The Classes of Data Mining Tasks
There are a few different classes that the data mining task can be divided up into. Let's go over each of them so that you can further understand the process. The first class that we will discuss is the summarization or generalization of the data. Data that is relevant to that task needs to be summarized and made to be abstract which will give an overview of that data. For example, the buying habits of someone on Amazon might be summarized in to the amount of money spent, the total time on the site, the effectiveness of also bought advertising and much more.
Next we will discuss the classification of data. A model must be created so that each object will be placed into a class based upon specific attributes. This will allow you to classify future objects and understand the class better.
The next class is going to association. Association is when you connect objects together. This is done by a method called The Association Rule. You determine the rules that connect two objects together. Association rules allow you to see the relationship between objects and when you see certain objects appear you know that other sets of objects will also be appearing. This can be demonstrated by the Grocery store checkout counter. You may notice that candy bars and gum always seem to go together. This is because someone has figured out that people that buy a candy bar might also buy some gum.
Next is what is called clustering. Clustering is the identification and classification of sets of objects or groups, particularly for objects with unknown classes. The objects are clustered based upon what is the same about them or what is different about them.

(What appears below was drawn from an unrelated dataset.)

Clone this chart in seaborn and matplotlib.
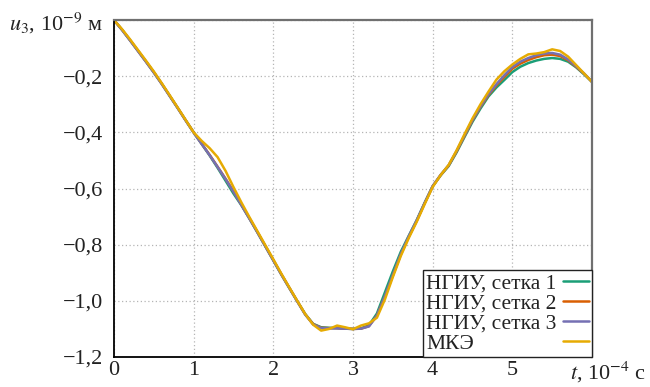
import numpy as np
import pandas as pd
import matplotlib
matplotlib.use('Agg')
import matplotlib.pyplot as plt
from matplotlib.transforms import Bbox
import seaborn as sns

# --- Données ---
t = np.round(np.linspace(0, 6, 61), 1)

setka1 = [0.000, -0.034, -0.071, -0.109, -0.147, -0.186, -0.227, -0.270, -0.313, -0.357,
          -0.400, -0.441, -0.482, -0.526, -0.572, -0.618, -0.660, -0.707, -0.756, -0.806,
          -0.856, -0.906, -0.954, -1.001, -1.047, -1.082, -1.094, -1.096, -1.097, -1.099,
          -1.100, -1.098, -1.087, -1.045, -0.970, -0.895, -0.825, -0.768, -0.712, -0.650,
          -0.592, -0.553, -0.520, -0.471, -0.416, -0.362, -0.315, -0.272, -0.240, -0.213,
          -0.185, -0.166, -0.153, -0.144, -0.138, -0.135, -0.138, -0.148, -0.168, -0.193,
          -0.220]

setka2 = [0.000, -0.034, -0.071, -0.109, -0.147, -0.186, -0.227, -0.270, -0.313, -0.357,
          -0.400, -0.440, -0.480, -0.522, -0.565, -0.610, -0.658, -0.706, -0.755, -0.805,
          -0.855, -0.905, -0.953, -1.001, -1.048, -1.083, -1.096, -1.097, -1.097, -1.099,
          -1.100, -1.099, -1.090, -1.052, -0.985, -0.910, -0.835, -0.772, -0.715, -0.652,
          -0.592, -0.552, -0.518, -0.468, -0.412, -0.357, -0.309, -0.267, -0.232, -0.202,
          -0.173, -0.155, -0.142, -0.132, -0.125, -0.123, -0.128, -0.143, -0.166, -0.191,
          -0.220]

setka3 = [0.000, -0.035, -0.072, -0.110, -0.148, -0.187, -0.228, -0.271, -0.314, -0.358,
          -0.401, -0.441, -0.481, -0.523, -0.566, -0.611, -0.659, -0.707, -0.756, -0.806,
          -0.856, -0.906, -0.954, -1.002, -1.049, -1.084, -1.097, -1.098, -1.098, -1.099,
          -1.100, -1.099, -1.091, -1.053, -0.984, -0.908, -0.833, -0.770, -0.713, -0.651,
          -0.591, -0.551, -0.517, -0.466, -0.410, -0.355, -0.307, -0.264, -0.228, -0.196,
          -0.167, -0.148, -0.135, -0.125, -0.119, -0.117, -0.123, -0.140, -0.164, -0.190,
          -0.220]

mke = [0.000, -0.032, -0.068, -0.106, -0.144, -0.183, -0.225, -0.268, -0.312, -0.356,
       -0.400, -0.430, -0.456, -0.488, -0.537, -0.595, -0.650, -0.702, -0.752, -0.802,
       -0.852, -0.903, -0.952, -1.000, -1.047, -1.085, -1.106, -1.100, -1.088, -1.094,
       -1.101, -1.088, -1.080, -1.060, -0.995, -0.915, -0.840, -0.776, -0.718, -0.655,
       -0.594, -0.552, -0.516, -0.464, -0.406, -0.350, -0.300, -0.255, -0.212, -0.182,
       -0.158, -0.138, -0.122, -0.119, -0.114, -0.104, -0.110, -0.130, -0.160, -0.190,
       -0.220]

series_names = ['НГИУ, сетка 1', 'НГИУ, сетка 2', 'НГИУ, сетка 3', 'МКЭ']
series_values = [setka1, setka2, setka3, mke]

xticks = [0, 1, 2, 3, 4, 5, 6]
xtick_labels = ['0', '1', '2', '3', '4', '5', '']
yticks = [0, -0.2, -0.4, -0.6, -0.8, -1.0, -1.2]
ytick_labels = ['$u_3$, 10$^{-9}$ м', '\u22120,2', '\u22120,4', '\u22120,6',
                '\u22120,8', '\u22121,0', '\u22121,2']

# --- Style ---
sns.set_theme(style='white')
plt.rcParams['font.family'] = ['Liberation Serif', 'DejaVu Serif']
plt.rcParams['mathtext.fontset'] = 'stix'

dark2 = sns.color_palette('Dark2', 8)
palette = {series_names[0]: dark2[0], series_names[1]: dark2[1],
           series_names[2]: dark2[2], series_names[3]: dark2[5]}

df = pd.concat([pd.DataFrame({'t': t, 'u': v, 'serie': n})
                for n, v in zip(series_names, series_values)], ignore_index=True)

fig = plt.figure(figsize=(6.5, 3.87), dpi=100)
ax = fig.add_axes([0.1754, 0.0775, 0.7354, 0.8705])

sns.lineplot(data=df, x='t', y='u', hue='serie', palette=palette, sort=False,
             linewidth=1.8, ax=ax, legend=True)

ax.set_xlim(0, 6)
ax.set_ylim(-1.2, 0)
ax.set_xticks(xticks)
ax.set_xticklabels(xtick_labels)
ax.set_yticks(yticks)
ax.set_yticklabels(ytick_labels)
ax.tick_params(length=0, labelsize=16, colors='#222222')
ax.tick_params(axis='y', pad=8)
ax.tick_params(axis='x', pad=3)
ax.set_xlabel('')
ax.set_ylabel('')

ax.grid(True, linestyle=(0, (1, 2)), color='#b5b5b5', linewidth=0.9)
for s in ['left', 'bottom']:
    ax.spines[s].set_color('black')
    ax.spines[s].set_linewidth(1.3)
for s in ['top', 'right']:
    ax.spines[s].set_color('#707070')
    ax.spines[s].set_linewidth(1.6)

ax.annotate('$t$, 10$^{-4}$ с', xy=(1, 0), xycoords='axes fraction',
            xytext=(54, -23), textcoords='offset pixels', ha='right', va='baseline',
            fontsize=16, color='#222222', annotation_clip=False)

handles, labels = ax.get_legend_handles_labels()
leg = ax.legend(handles, labels, loc='lower right', borderaxespad=0, markerfirst=False,
                fancybox=False, framealpha=1, edgecolor='#222222', fontsize=15.5,
                handlelength=1.2, handletextpad=0.3, labelspacing=0.0,
                borderpad=0.15)
leg.get_frame().set_linewidth(1.0)
for txt in leg.get_texts():
    txt.set_color('#222222')

# textes de la légende alignés à gauche, traits à droite
renderer = fig.canvas.get_renderer()
areas = [item.get_children()[0]
         for col in leg._legend_handle_box.get_children()
         for item in col.get_children()]
wmax = max(a.get_bbox(renderer).width for a in areas)
for a in areas:
    def new_bbox(r, orig=a.get_bbox):
        b = orig(r)
        return Bbox.from_bounds(b.x0, b.y0, wmax, b.height)
    a.get_bbox = new_bbox

fig.savefig('out.png', dpi=100)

Once the clusters have been created and the features have been decided upon objects can become better organized with clustering.
Finally, trend analysis is a vital part of data mining. A trend is at least in the sense of data mining an event that is measured overtime. To use a very simple example, the sales of a specific product; if a company a sold Corn Flakes and Bran Flakes cereal, examining that sales record can determine trends such as when Corn Flakes out sold Bran Flakes, if ever, certain times of the year when one was more popular than the other or certain times of the year where cereal sales were higher than others, as well as a ton of other information. Trend analysis looks for interesting patterns in the history of objects. Ups, downs, peaks, valleys other patterns can tell companies a lot about that particular set of objects.